WHAT TO DO = Select all lines with the string "React" in them, and copy those lines.

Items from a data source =
((
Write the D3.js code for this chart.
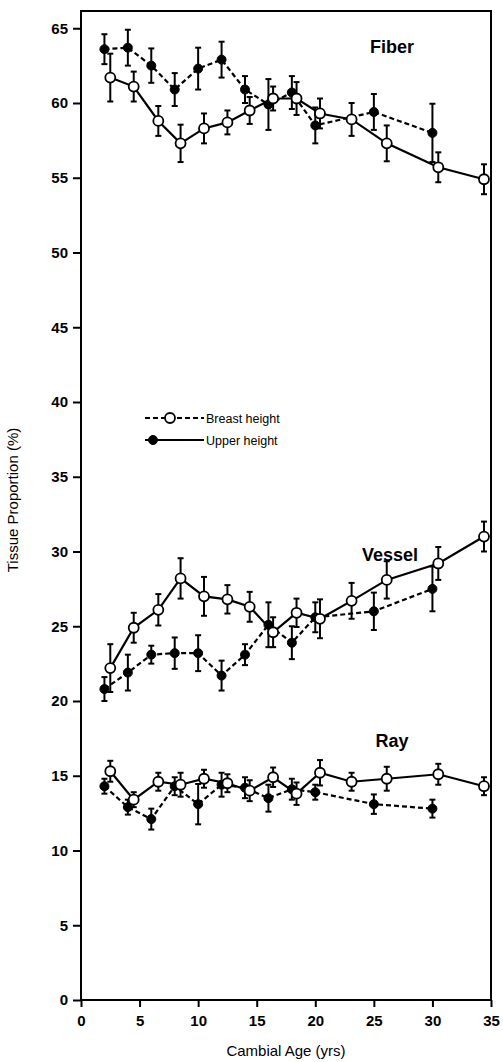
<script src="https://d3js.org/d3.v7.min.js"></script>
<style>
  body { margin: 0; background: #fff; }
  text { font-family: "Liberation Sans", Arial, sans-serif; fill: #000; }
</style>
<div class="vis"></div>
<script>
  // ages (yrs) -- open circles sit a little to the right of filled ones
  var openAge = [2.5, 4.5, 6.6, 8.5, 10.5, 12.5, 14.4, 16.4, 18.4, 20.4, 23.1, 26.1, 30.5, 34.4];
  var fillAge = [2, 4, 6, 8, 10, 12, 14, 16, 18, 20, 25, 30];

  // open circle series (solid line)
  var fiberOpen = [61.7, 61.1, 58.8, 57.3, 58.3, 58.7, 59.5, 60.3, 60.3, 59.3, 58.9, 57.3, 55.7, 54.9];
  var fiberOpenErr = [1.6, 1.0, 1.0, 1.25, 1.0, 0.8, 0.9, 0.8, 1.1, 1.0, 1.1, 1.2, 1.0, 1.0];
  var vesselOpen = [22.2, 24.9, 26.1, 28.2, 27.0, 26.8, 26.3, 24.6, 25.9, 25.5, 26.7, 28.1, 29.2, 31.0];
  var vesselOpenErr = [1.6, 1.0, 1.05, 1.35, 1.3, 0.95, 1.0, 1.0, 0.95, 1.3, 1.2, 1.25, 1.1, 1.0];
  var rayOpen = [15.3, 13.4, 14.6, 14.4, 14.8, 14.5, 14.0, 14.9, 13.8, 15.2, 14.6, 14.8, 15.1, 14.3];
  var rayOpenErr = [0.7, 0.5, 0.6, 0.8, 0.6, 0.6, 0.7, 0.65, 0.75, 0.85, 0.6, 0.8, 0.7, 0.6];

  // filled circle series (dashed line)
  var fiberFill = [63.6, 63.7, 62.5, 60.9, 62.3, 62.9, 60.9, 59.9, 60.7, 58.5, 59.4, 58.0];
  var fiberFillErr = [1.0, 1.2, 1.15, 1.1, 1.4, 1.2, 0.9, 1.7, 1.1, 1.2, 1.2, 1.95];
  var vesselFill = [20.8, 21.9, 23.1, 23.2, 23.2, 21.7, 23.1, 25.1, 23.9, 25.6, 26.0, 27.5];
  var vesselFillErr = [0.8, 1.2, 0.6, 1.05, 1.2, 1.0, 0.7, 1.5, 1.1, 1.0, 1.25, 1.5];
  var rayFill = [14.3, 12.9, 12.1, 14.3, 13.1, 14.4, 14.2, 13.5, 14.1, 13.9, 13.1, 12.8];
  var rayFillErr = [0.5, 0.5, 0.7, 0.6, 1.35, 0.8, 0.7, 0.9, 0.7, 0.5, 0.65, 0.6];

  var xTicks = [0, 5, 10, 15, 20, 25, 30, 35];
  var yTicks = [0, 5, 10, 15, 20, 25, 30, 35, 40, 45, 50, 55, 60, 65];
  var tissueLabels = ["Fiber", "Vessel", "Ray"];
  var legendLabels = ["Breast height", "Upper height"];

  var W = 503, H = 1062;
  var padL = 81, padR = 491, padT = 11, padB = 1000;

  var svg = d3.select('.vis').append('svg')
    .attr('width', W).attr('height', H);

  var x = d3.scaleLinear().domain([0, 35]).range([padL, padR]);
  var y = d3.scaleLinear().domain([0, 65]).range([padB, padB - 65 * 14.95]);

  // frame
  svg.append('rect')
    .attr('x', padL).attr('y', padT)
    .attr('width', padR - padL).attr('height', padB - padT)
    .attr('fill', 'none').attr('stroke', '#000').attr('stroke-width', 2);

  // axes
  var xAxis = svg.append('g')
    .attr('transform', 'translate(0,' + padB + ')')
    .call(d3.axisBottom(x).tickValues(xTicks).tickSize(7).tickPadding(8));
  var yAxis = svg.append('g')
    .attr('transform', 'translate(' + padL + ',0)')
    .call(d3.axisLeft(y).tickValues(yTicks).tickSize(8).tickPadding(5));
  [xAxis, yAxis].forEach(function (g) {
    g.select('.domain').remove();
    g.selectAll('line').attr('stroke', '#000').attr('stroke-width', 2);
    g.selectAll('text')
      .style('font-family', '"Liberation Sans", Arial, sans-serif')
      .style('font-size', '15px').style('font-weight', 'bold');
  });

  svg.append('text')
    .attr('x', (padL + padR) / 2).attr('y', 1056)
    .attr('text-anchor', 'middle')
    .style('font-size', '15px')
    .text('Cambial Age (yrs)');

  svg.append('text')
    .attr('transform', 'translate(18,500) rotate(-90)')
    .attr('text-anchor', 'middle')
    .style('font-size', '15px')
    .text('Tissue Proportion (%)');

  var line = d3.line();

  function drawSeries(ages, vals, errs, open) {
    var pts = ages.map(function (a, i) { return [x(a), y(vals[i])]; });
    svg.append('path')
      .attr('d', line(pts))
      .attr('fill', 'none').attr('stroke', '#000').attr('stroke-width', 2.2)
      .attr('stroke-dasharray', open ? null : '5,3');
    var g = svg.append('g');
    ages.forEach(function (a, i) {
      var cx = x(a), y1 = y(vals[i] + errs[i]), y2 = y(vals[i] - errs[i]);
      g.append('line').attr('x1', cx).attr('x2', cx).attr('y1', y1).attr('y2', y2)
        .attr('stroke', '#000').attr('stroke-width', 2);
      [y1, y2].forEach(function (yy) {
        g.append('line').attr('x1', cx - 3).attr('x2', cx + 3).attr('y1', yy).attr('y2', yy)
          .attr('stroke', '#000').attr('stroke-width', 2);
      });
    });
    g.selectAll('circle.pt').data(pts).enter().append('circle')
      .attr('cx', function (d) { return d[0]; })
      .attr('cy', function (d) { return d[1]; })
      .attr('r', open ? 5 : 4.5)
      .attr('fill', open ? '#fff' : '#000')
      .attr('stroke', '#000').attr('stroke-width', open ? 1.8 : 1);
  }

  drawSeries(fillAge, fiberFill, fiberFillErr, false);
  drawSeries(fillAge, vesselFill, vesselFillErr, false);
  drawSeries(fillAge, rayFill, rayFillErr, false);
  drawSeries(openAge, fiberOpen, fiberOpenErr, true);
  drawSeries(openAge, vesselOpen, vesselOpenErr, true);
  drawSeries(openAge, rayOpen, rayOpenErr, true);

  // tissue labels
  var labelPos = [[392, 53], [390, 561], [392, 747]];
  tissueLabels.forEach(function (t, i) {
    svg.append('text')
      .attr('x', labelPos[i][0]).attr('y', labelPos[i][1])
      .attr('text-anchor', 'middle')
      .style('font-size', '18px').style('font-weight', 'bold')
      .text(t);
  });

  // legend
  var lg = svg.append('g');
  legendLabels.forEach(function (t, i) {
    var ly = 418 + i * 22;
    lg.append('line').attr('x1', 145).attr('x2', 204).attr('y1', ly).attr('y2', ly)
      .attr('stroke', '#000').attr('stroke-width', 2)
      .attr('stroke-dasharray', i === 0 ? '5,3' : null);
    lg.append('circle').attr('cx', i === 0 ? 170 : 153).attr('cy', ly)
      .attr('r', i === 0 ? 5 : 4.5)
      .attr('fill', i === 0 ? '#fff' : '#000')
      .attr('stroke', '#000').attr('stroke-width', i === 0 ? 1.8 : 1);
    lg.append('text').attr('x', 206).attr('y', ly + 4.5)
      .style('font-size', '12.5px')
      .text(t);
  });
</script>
))
((
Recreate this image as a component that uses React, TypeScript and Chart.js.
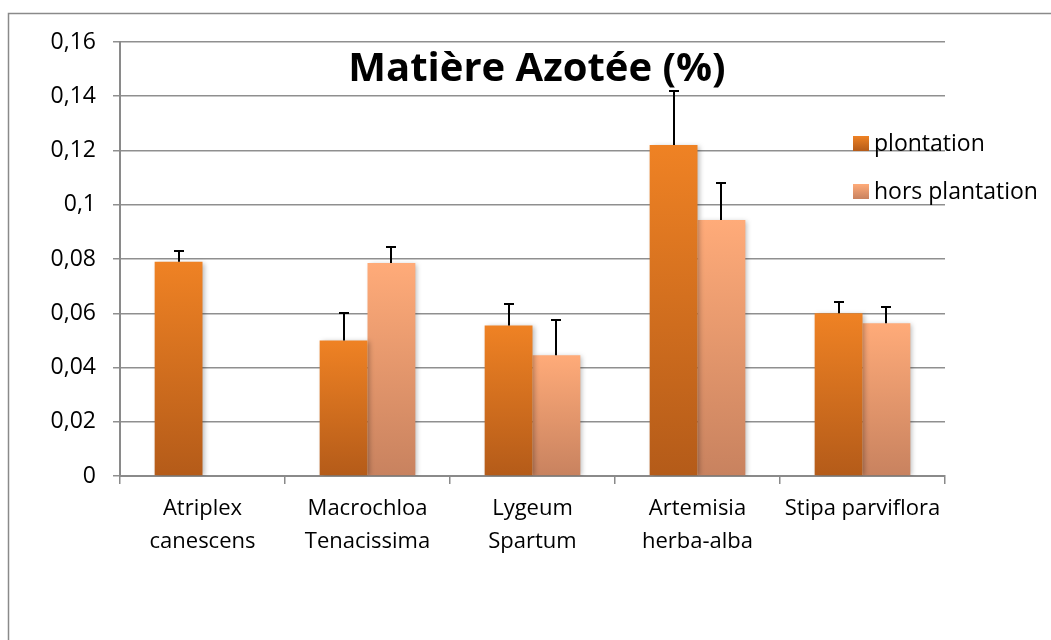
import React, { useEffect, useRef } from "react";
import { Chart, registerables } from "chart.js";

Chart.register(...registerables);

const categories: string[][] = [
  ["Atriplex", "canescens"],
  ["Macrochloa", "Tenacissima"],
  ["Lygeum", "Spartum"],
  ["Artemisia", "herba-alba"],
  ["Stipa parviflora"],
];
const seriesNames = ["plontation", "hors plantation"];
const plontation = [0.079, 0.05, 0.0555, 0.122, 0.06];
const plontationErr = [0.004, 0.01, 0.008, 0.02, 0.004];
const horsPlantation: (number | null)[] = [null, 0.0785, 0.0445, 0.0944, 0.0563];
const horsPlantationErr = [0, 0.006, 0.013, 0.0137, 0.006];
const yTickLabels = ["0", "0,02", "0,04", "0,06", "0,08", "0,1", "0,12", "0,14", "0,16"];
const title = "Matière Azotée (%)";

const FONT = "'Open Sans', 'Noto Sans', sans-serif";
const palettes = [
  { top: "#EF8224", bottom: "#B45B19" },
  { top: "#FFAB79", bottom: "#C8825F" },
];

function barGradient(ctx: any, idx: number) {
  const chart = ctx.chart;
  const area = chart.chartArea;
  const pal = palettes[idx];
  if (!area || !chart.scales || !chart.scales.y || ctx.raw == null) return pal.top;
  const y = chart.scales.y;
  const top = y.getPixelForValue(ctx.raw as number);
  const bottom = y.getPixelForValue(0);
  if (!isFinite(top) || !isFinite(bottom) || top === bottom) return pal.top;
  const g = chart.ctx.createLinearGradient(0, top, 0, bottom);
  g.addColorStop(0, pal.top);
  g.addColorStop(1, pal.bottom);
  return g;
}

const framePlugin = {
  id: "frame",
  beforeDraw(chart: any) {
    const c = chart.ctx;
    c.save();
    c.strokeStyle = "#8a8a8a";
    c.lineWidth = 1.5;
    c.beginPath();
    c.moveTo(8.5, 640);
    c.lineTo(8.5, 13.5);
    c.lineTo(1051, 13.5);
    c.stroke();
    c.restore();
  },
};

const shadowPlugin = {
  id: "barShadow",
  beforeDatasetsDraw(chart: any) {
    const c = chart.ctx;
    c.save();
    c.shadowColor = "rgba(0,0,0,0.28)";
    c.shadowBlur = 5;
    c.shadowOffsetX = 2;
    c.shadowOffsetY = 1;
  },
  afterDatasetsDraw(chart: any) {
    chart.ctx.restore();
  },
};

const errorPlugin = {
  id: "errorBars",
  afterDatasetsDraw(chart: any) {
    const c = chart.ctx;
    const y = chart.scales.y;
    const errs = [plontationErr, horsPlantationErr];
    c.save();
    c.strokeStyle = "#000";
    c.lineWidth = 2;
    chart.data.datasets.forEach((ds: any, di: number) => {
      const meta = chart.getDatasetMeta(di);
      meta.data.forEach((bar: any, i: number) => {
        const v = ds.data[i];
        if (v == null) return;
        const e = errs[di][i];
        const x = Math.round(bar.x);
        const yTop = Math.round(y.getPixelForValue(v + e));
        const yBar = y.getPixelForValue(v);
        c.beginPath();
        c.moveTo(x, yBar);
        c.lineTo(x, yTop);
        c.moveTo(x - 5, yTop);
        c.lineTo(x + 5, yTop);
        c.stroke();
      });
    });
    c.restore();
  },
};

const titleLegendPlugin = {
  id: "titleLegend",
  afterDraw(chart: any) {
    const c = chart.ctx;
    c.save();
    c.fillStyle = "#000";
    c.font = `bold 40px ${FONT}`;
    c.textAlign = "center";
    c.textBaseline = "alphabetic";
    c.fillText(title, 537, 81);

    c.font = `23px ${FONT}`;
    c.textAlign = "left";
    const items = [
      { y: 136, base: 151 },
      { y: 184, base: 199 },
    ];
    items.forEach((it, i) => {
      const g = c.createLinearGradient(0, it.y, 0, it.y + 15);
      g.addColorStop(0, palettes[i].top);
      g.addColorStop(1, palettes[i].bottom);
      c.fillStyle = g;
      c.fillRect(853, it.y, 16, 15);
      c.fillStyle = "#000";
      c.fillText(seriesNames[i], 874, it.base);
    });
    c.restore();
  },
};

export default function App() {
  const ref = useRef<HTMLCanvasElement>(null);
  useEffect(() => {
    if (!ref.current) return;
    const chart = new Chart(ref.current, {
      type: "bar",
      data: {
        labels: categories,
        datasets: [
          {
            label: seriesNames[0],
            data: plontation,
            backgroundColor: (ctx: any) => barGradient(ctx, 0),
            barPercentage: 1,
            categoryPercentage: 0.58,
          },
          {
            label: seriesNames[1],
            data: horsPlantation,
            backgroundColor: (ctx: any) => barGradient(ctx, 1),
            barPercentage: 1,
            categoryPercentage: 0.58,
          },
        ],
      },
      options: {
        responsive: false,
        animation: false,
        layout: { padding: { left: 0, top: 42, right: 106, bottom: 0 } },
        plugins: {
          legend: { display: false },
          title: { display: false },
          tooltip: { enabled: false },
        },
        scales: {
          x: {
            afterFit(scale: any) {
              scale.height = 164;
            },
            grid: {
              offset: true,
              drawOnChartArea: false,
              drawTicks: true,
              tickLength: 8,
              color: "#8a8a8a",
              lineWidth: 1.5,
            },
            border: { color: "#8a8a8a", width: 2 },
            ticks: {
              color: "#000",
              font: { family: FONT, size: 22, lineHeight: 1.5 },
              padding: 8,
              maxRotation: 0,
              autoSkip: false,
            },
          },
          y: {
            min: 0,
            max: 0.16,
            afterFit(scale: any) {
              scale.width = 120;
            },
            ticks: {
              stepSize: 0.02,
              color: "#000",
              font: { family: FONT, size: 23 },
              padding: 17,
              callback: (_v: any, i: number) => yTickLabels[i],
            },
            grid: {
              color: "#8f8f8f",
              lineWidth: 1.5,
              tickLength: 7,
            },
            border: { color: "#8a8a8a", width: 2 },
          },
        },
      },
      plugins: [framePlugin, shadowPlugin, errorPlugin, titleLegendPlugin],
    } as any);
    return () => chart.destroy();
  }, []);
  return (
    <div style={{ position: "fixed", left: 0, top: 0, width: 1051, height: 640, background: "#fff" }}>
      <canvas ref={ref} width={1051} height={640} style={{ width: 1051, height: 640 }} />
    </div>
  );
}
))
EXERCISE ANSWER =
Recreate this image as a component that uses React, TypeScript and Chart.js.
import React, { useEffect, useRef } from "react";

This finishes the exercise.